YOUR GOAL ::
Only the lines from the top of the listing below to the line that has "const yTicks = [0, 50, 100, 150, 200, 250, 300, 350];" should be echoed, with both ends kept and pictures left out.

--- BEGIN DATASET CONTENT ---

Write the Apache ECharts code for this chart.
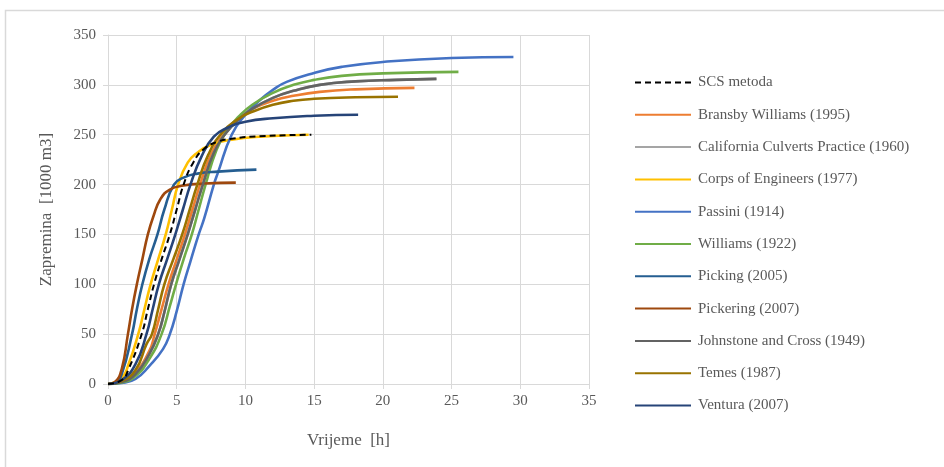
<!DOCTYPE html>
<html>
<head>
<meta charset="utf-8">
<script src="https://cdn.jsdelivr.net/npm/echarts@6/dist/echarts.min.js"></script>
<style>
	html, body { margin: 0; padding: 0; background: #fff; }
	#chart { width: 944px; height: 467px; }
</style>
</head>
<body>
<div id="chart"></div>
<script>
// #region Data  [vrijeme h, zapremina 1000 m3]
const xTicks = [0, 5, 10, 15, 20, 25, 30, 35];
const yTicks = [0, 50, 100, 150, 200, 250, 300, 350];

const scs = [[0,0],[1,4],[1.5,15],[2.45,50],[2.9,75],[3.35,100],[3.9,125],[4.5,150],[5,175],[5.5,200],[6.2,222],[7,236],[8,243],[9,246],[11,248.5],[14.8,250]];
const bransby = [[0,0],[1,2.5],[2,12],[3,33],[3.4,50],[3.9,75],[4.4,100],[5,125],[5.6,150],[6.15,175],[6.7,200],[7.5,230],[8.5,252],[9.5,266],[10.5,276],[12,284],[13.5,289],[15.4,293],[18,295.5],[22.3,297]];
const california = [[0,0],[1,2],[2,10],[3,30],[3.65,50],[4.1,72],[4.6,100],[5.2,125],[5.8,150],[6.35,175],[6.9,200],[7.7,232],[8.6,252],[9.5,265],[10.5,276],[12,287],[13.5,294],[15.4,300],[18,303.5],[21,305],[23.9,306]];
const corps = [[0,0],[1,6],[1.5,20],[2.2,50],[2.65,75],[3.1,100],[3.65,125],[4.2,150],[4.65,175],[5.1,200],[5.8,222],[6.5,232],[7.5,240],[9,245],[11,248],[14.6,250]];
const passini = [[0,0],[1,1],[2,5],[3,18],[4,35],[4.5,50],[5,73],[5.5,100],[6,123],[6.6,150],[7,166],[7.7,200],[8,212],[9,250],[10,270],[11,284],[12,295],[13,303],[15,312],[17,318],[20,323],[25,327],[29.5,328]];
const williams = [[0,0],[1,1.5],[2,8],[3,25],[3.9,50],[4.5,78],[4.95,100],[5.5,125],[6.1,150],[6.6,175],[7.1,200],[7.9,235],[8.7,255],[9.5,268],[10.5,280],[12,292],[13.5,300],[15,305],[17,309],[20,311.5],[25.5,313]];
const picking = [[0,0],[0.5,1],[1,10],[1.75,50],[2.1,75],[2.5,100],[3,125],[3.6,150],[4.1,175],[4.8,200],[5.5,207],[6.5,211],[8,213],[10.8,215]];
const pickering = [[0,0],[0.5,2],[1,15],[1.45,50],[1.75,75],[2.1,100],[2.5,125],[2.9,150],[3.3,168],[3.8,185],[4.5,195],[5.5,199],[7,201],[9.3,202]];
const johnstone = [[0,0],[1,2],[2,10],[3,30],[3.65,50],[4.1,72],[4.6,100],[5.2,125],[5.8,150],[6.35,175],[6.9,200],[7.7,232],[8.6,252],[9.5,265],[10.5,276],[12,287],[13.5,294],[15.4,300],[18,303.5],[21,305],[23.9,306]];
const temes = [[0,0],[1,3],[2,14],[2.8,40],[3.2,50],[3.65,75],[4.1,100],[4.75,125],[5.4,150],[5.95,175],[6.5,200],[7.3,230],[8.3,252],[9.5,266],[10.5,273],[12,280],[13.5,284],[15,286],[18,287.5],[21.1,288]];
const ventura = [[0,0],[1,4],[2,20],[2.8,50],[3.25,75],[3.7,100],[4.3,125],[4.9,150],[5.45,175],[6,200],[6.8,228],[7.7,248],[8.7,257],[10,263],[12,266.5],[15,269],[18.2,270]];
// #endregion

const seriesDef = [
	{ name: "SCS metoda", data: scs, color: "#000000", dash: true },
	{ name: "Bransby Williams (1995)", data: bransby, color: "#ED7D31" },
	{ name: "California Culverts Practice (1960)", data: california, color: "#A5A5A5" },
	{ name: "Corps of Engineers (1977)", data: corps, color: "#FFC000" },
	{ name: "Passini (1914)", data: passini, color: "#4472C4" },
	{ name: "Williams (1922)", data: williams, color: "#70AD47" },
	{ name: "Picking (2005)", data: picking, color: "#255E91" },
	{ name: "Pickering (2007)", data: pickering, color: "#9E480E" },
	{ name: "Johnstone and Cross (1949)", data: johnstone, color: "#636363" },
	{ name: "Temes (1987)", data: temes, color: "#997300" },
	{ name: "Ventura (2007)", data: ventura, color: "#264478" }
];

const font = "'Liberation Serif', 'DejaVu Serif', serif";
const textCol = "#595959";
const gridCol = "#d9d9d9";

const chart = echarts.init(document.getElementById("chart"), null, { renderer: "canvas" });

const option = {
	animation: false,
	backgroundColor: "#fff",
	textStyle: { fontFamily: font },
	graphic: [{
		type: "rect",
		shape: { x: 5.5, y: 10.5, width: 945, height: 470 },
		style: { fill: "none", stroke: gridCol, lineWidth: 1.5 },
		z: -1
	}],
	grid: { left: 108, right: 355, top: 35, bottom: 83 },
	legend: {
		orient: "vertical",
		left: 629,
		top: 70,
		itemWidth: 56,
		itemHeight: 3,
		itemGap: 17.3,
		itemStyle: { opacity: 0 },
		textStyle: { fontFamily: font, fontSize: 15, color: textCol, padding: [0, 0, 0, 2] },
		data: seriesDef.map(s => s.name)
	},
	xAxis: {
		type: "value",
		min: 0,
		max: 35,
		interval: 5,
		name: "Vrijeme  [h]",
		nameLocation: "middle",
		nameGap: 48,
		nameTextStyle: { fontFamily: font, fontSize: 17, color: textCol },
		axisLine: { show: true, lineStyle: { color: gridCol } },
		axisTick: { show: true, length: 5, lineStyle: { color: gridCol } },
		axisLabel: { fontFamily: font, fontSize: 15, color: textCol, margin: 10 },
		splitLine: { show: true, lineStyle: { color: gridCol, width: 1 } }
	},
	yAxis: {
		type: "value",
		min: 0,
		max: 350,
		interval: 50,
		name: "Zapremina  [1000 m3]",
		nameLocation: "middle",
		nameGap: 53,
		nameTextStyle: { fontFamily: font, fontSize: 17, color: textCol },
		axisLine: { show: true, lineStyle: { color: gridCol } },
		axisTick: { show: true, length: 5, lineStyle: { color: gridCol } },
		axisLabel: { fontFamily: font, fontSize: 15, color: textCol, margin: 12 },
		splitLine: { show: true, lineStyle: { color: gridCol, width: 1 } }
	},
	series: seriesDef.map(s => ({
		name: s.name,
		type: "line",
		data: s.data,
		smooth: 0.5,
		symbol: "none",
		z: s.dash ? 5 : 2,
		color: s.color,
		lineStyle: { color: s.color, width: s.dash ? 2 : 2.6, type: s.dash ? [6, 4] : "solid" }
	}))
};

chart.setOption(option);
</script>
</body>
</html>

--- END DATASET CONTENT ---

THE ANSWER ::
Write the Apache ECharts code for this chart.
<!DOCTYPE html>
<html>
<head>
<meta charset="utf-8">
<script src="https://cdn.jsdelivr.net/npm/echarts@6/dist/echarts.min.js"></script>
<style>
	html, body { margin: 0; padding: 0; background: #fff; }
	#chart { width: 944px; height: 467px; }
</style>
</head>
<body>
<div id="chart"></div>
<script>
// #region Data  [vrijeme h, zapremina 1000 m3]
const xTicks = [0, 5, 10, 15, 20, 25, 30, 35];
const yTicks = [0, 50, 100, 150, 200, 250, 300, 350];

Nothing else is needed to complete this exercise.